The Reganold team’s Science article distills their much longer report published last year by the prestigious National Research Council. While conventional wisdom holds that scientists who study agriculture think only lots of GMOs and agrichemicals can feed us going forward, Reganold’s team has quite a different set of recommendations in mind: “organic farming, alternative livestock production (e.g., grass-fed), mixed crop and livestock systems, and perennial grains.”

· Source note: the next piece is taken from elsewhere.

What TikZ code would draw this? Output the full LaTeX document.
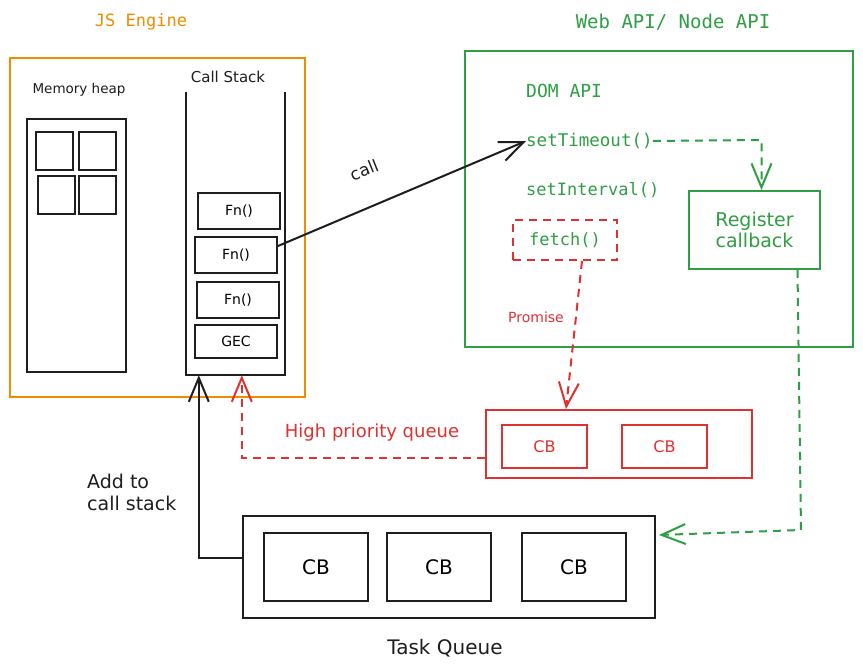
\documentclass[tikz,border=0pt]{standalone}
\usepackage{fontspec}
\setmainfont{DejaVu Sans}
\newfontfamily\codefont{DejaVu Sans Mono}
\usetikzlibrary{arrows.meta,calc}
\definecolor{exorange}{HTML}{F08C00}
\definecolor{exgreen}{HTML}{2F9E44}
\definecolor{exred}{HTML}{E03131}
\definecolor{exblack}{HTML}{1E1E1E}
\begin{document}
\begin{tikzpicture}[x=1pt,y=-1pt,
  bx/.style 2 args={draw,line width=2pt,minimum width=#1,minimum height=#2,inner sep=0pt},
  hand/.style={font=\fontsize{#1}{#1}\selectfont,inner sep=0pt},
  code/.style={font=\codefont\fontsize{#1}{#1}\selectfont,inner sep=0pt},
  barb/.style={-{Straight Barb[length=24pt,width=20pt,line width=2pt]}},
  conn/.style={line width=2pt},
  dashconn/.style={line width=2pt,dash pattern=on 8pt off 6pt}
]
\useasboundingbox[fill=white] (0,0) rectangle (863,671);

% ---- JS Engine
\node[code=17,text=exorange] (jslabel) at (141,22) {JS Engine};
\node[bx={295}{339},draw=exorange] (js) at (157.5,227.5) {};
\node[hand=13.5,text=exblack] (heaplabel) at (79,90) {Memory heap};
\node[bx={99}{253},draw=exblack] (heap) at (76.5,245.5) {};
\node[bx={37}{38},draw=exblack] (s1) at (54.5,151) {};
\node[bx={37}{38},draw=exblack] (s2) at (97.5,151) {};
\node[bx={37}{38},draw=exblack] (s3) at (56.5,195) {};
\node[bx={37}{38},draw=exblack] (s4) at (97.5,195) {};

\node[hand=15,text=exblack] (stacklabel) at (228,77) {Call Stack};
\node[minimum width=99,minimum height=283,inner sep=0pt] (stack) at (235.5,233.5) {};
\draw[conn,exblack] (stack.north west) -- (stack.south west) -- (stack.south east) -- (stack.north east);
\node[bx={82}{36},draw=exblack,hand=14] (fn1) at (239,211) {Fn()};
\node[bx={82}{36},draw=exblack,hand=14] (fn2) at (236,255) {Fn()};
\node[bx={82}{36},draw=exblack,hand=14] (fn3) at (238,300) {Fn()};
\node[bx={82}{33},draw=exblack,hand=14] (gec) at (236,341.5) {GEC};

% ---- Web API
\node[code=19,text=exgreen] (weblabel) at (673,22) {Web API/ Node API};
\node[bx={388}{296},draw=exgreen] (web) at (659,199) {};
\node[code=18,text=exgreen,anchor=west] (dom) at (526,91) {DOM API};
\node[code=17.5,text=exgreen,anchor=west] (st) at (526,141) {setTimeout()};
\node[code=17,text=exgreen,anchor=west] (si) at (526,190) {setInterval()};
\node[bx={104}{40},draw=exred,dash pattern=on 8pt off 6pt,code=17,text=exgreen] (fetch) at (565,240) {fetch()};
\node[bx={131}{78},draw=exgreen,hand=19,text=exgreen,align=center] (reg) at (754.5,230) {Register\\[2pt]callback};

% ---- High priority queue
\node[bx={266}{68},draw=exred] (hpq) at (619,444) {};
\node[bx={85}{43},draw=exred,hand=16,text=exred] (cb1) at (544.5,446.5) {CB};
\node[bx={85}{43},draw=exred,hand=16,text=exred] (cb2) at (664.5,446.5) {CB};
\node[hand=18,text=exred] (hpqlabel) at (372,433) {High priority queue};

% ---- Task queue
\node[bx={412}{102},draw=exblack] (tq) at (449,567) {};
\node[bx={104}{68},draw=exblack,hand=20] (tcb1) at (316,567) {CB};
\node[bx={104}{68},draw=exblack,hand=20] (tcb2) at (439,567) {CB};
\node[bx={104}{68},draw=exblack,hand=20] (tcb3) at (574,567) {CB};
\node[hand=20,text=exblack] (tqlabel) at (445,648) {Task Queue};
\node[hand=19,text=exblack,anchor=west,align=left] (addlabel) at (87,492) {Add to\\[3pt]call stack};

% ---- connectors
\draw[conn,barb,exblack] ($(fn2.east)+(0,-9)$) -- (st.west);
\node[hand=17,text=exblack,rotate=22] (calllabel) at (364,170) {call};

\draw[dashconn,barb,exgreen] (st.east) -- ($(reg.north)+(7,-50)$) -- ($(reg.north)+(7,0)$);

\draw[dashconn,barb,exred] ($(fetch.south)+(17,0)$) -- ($(hpq.north)+(-53,0)$);
\node[hand=14,text=exred] (promise) at (536,317) {Promise};

\draw[dashconn,barb,exgreen] ($(reg.south)+(43,0)$) -- ($(tq.north east)+(145,15)$) -- ($(tq.north east)+(3,20)$);

\draw[dashconn,barb,exred] ($(hpq.west)+(0,14)$) -| ($(stack.south west)+(56,0)$);

\draw[conn,barb,exblack] ($(tq.west)+(0,-9)$) -| ($(stack.south west)+(13,0)$);
\end{tikzpicture}
\end{document}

They are by no means the only high-level researchers to reach such conclusions. Earlier this year, the U.N.’s special rapporteur on food, Olivier De Schutter, conducted “an extensive review of the recent scientific literature” and concluded that the case for Big Ag had been way overblown [PDF]. Defying agrichemical industry dogma about how organic agriculture produces low yields, De Schutter declared, “Small-scale farmers can double food production within 10 years in critical regions by using ecological methods.”

Also this spring, another branch of the United Nations, the U.N. Environment Program, released yet another report making the case for organic and other low-input ag techniques (I wrote about it at the bottom of this post).

And as far back as 2008, the largest-ever assessment of attitudes within the scientific community came out squarely against industrial agriculture as the true and only way to “feed the world” going forward. The International Assessment of Agricultural Knowledge, Science, and Technology for Development (IAASTD), a three-year study released in 2008, engaged 400 scientists from around the globe under the aegis of the World Bank and the U.N.’s Food and Agriculture Organization. Far from pinning hopes for humanity’s future on the products of a few agrichemical firms, the IAASTD focuses on building resilience and health in communities through sustainable-ag techniques it groups under the rubric of the term “agroecology.”

Now, I would never insist that there is a consensus among scientists that only organic ag can feed the world. There are clearly scientists, not all of them linked financially to the agrichemical industry, who would passionately argue against that proposition. But there is by no means a consensus in the other direction. What we have is a debate — one being snuffed out by the illusion of a consensus. As global population grows and climate change proceeds apace, making agriculture ever more tricky, food policy may well emerge as the question of our time. It’s time to air out that debate.